Ao contrário do que aconteceu com a viagem de Lula a Israel e aos territórios palestinos, no início do ano, quando tentou sem êxito posicionar o Brasil como interlocutor na região, desta vez o chefe de Estado viaja com o apoio "integral" manifestado pelo presidente francês, Nicolás Sarkozy.

Para Sabrina Medeiros, professora de Relações Internacionais de Escola de Guerra Naval no Rio de Janeiro, o Brasil tomou uma iniciativa que é coerente com as prioridades estratégicas do país. "De um lado, o Irã é muito importante como sócio comercial.

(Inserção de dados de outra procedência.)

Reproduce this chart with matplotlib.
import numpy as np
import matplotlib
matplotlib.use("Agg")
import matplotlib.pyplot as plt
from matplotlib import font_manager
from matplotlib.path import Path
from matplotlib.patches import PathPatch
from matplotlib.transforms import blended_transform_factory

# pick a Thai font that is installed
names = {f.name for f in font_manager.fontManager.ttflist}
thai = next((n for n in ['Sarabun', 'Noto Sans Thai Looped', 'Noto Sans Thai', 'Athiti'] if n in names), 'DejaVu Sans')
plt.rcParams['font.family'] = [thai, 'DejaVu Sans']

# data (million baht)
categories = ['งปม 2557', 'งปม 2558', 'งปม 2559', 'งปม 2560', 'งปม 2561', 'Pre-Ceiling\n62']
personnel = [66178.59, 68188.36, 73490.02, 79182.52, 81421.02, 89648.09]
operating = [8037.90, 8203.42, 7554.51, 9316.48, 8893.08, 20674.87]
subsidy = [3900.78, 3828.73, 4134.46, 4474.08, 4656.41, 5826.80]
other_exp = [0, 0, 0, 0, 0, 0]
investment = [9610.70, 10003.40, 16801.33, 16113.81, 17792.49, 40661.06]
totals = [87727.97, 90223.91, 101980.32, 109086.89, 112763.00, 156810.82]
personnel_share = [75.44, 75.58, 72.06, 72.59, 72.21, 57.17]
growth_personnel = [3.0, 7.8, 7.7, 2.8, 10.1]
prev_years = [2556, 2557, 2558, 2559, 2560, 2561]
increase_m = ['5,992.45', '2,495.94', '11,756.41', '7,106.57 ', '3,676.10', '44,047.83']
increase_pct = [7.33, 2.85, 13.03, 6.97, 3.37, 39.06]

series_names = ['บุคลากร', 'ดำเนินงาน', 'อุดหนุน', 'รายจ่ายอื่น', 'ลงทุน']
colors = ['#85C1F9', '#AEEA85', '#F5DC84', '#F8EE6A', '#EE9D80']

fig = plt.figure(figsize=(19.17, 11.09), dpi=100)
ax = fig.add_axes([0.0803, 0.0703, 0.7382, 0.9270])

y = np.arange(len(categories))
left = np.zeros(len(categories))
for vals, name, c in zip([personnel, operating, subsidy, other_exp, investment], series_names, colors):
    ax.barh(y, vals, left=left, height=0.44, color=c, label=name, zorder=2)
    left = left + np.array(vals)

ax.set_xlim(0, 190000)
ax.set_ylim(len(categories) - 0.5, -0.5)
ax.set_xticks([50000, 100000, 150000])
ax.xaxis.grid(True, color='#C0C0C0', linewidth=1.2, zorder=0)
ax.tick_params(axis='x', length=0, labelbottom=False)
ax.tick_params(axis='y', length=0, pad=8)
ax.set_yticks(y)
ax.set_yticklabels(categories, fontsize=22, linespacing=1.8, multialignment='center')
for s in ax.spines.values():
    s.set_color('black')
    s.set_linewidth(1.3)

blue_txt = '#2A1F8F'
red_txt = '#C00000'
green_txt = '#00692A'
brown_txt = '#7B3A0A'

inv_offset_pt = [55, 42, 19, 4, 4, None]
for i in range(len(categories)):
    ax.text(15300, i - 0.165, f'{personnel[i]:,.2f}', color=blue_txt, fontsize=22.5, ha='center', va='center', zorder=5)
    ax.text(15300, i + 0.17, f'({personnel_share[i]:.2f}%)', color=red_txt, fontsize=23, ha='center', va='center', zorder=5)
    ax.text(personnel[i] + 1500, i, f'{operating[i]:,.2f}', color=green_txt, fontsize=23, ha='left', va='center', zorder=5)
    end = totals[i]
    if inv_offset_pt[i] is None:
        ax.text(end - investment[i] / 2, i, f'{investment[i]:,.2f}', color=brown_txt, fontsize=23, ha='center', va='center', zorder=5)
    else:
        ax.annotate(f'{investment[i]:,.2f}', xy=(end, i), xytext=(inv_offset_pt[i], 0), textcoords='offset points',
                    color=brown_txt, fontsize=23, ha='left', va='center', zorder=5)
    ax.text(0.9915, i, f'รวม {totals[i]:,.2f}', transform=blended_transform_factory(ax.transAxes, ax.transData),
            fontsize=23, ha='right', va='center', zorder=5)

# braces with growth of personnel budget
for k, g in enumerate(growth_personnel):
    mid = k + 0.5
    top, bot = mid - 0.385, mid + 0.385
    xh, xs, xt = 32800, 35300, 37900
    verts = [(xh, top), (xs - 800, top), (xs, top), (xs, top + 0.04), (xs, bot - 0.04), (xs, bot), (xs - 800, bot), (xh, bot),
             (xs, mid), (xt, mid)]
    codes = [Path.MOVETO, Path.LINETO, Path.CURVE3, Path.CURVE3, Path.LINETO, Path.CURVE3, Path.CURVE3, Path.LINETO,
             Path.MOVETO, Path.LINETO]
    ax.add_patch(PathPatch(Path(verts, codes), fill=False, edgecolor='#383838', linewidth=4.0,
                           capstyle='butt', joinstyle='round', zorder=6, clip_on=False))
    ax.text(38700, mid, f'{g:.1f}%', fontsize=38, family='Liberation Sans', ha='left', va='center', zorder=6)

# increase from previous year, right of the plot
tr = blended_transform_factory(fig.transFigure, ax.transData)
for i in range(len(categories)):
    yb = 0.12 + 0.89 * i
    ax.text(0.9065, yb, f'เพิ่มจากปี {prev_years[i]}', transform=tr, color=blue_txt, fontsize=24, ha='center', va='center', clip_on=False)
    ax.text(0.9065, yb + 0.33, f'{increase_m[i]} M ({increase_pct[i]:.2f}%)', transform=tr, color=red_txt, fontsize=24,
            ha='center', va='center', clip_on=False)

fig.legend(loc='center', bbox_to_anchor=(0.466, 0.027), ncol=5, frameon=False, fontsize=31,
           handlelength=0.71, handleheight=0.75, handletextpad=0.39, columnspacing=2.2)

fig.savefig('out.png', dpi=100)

E além disso, permite a projeção do Brasil no cenário internacional com vistas à conquista de uma cadeira permanente no Conselho de Segurança da ONU", disse à AFP.

Em 2009, o Brasil vendeu ao Irã produtos por 1,218 bilhão de dólares e comprou apenas 18,9 milhões.

Nos primeiros quatro meses deste ano, o Brasil exportou ao Irã 513,9 milhões (aumento de 62% em relação ao mesmo período de 2009) e importou 68 milhões (230% a mais que no primeiro quadrimestre do ano passado).

Para a analista, o Brasil tem bons argumentos para apresentar-se como "boa fonte de diálogo", já que a Constituição veta a energia nuclear para fins não pacíficos e abre regularmente quase todas as suas instalações, inclusive militares, para inspeções da AIEA.

Mas o ex-chanceler Luiz Felipe Lampreia alertou em um artigo que o risco assumido pelo Brasil é alto, caso o Irã não demonstre que seu programa nuclear é estritamente pacífico.